Have you ever been to a zoo? The setting for this post apocalyptic book is our Sydney zoo Taronga which is located on the beautiful harbour. But there is nothing beautiful in the world now. This book presents a dystopian society where civilization has broken down and life is extremely dangerous. Survival is everything.
The story opens with the main character Ben using his talent to ‘call’ animals on a hunting expedition with a man called Greg. It is obvious right from the opening lines that Ben is being used by Greg. That somehow Greg is his master. Ben hates luring defenseless animals to their death. He has tried previously to escape from Greg. This time he is successful. He makes a dangerous journey across the Blue Mountains to Parramatta and on to Sydney. Victor Kelleher describes a landscape ruined beyond all recognition. Ben hopes to cross the Sydney Harbour Bridge and reach his old home in Coogee but his way is blocked by a violent gang and he is captured to be used as bait for the wild cats roaming the zoo. This gang do not know Ben has a gift of animal communication. He is able to warn and control the wild animals and can easily win their trust. All except for the tiger Raja. He will not be tamed.
Inside the zoo Ben discovers the garden of Eden but this illusion is quickly shattered when he realizes the people inside the zoo are just as crazy for power, at all costs, as the gangs outside.
Taronga is a violent and at times quite confronting book but it is not a book without hope. The friendship between Ben and Ellie slowly develops as does the relationship between Ben and the tiger Raja. Ben is a special boy and his humanity and compassion bode well for the future - the future of these two young people, the animals they have set free and perhaps for the new society that must emerge from these dark times. There are strong echoes of the Noah story in this book.
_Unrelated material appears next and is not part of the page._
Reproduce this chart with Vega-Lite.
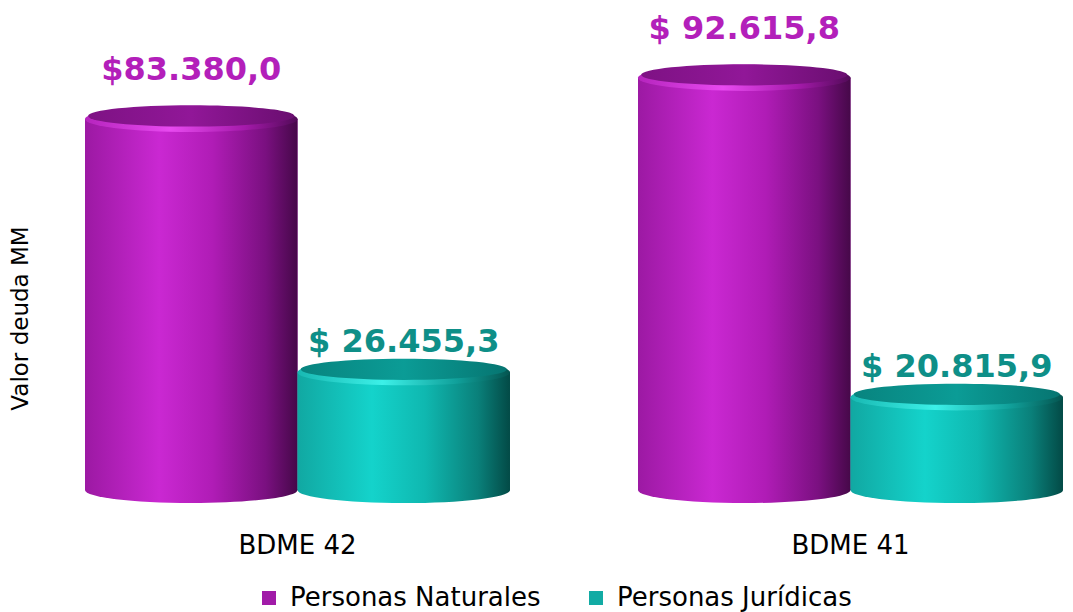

I first read this book in 1987 when it was short listed for our CBCA awards. If you want to read a thriller with a true Australia flavour then look for Taronga in your library. You might also enjoy Z for Zachariah by Robert C O'Brien, Tomorrow when the war began by John Marsden, Parkland by Victor Kelleher (also set in the zoo), Galax-Arena by Gillian Rubinstein and Midnight Zoo by Sonya Hartnett. If you like to read about special heroes then you should look for The Giver and sequels by Lois Lowry.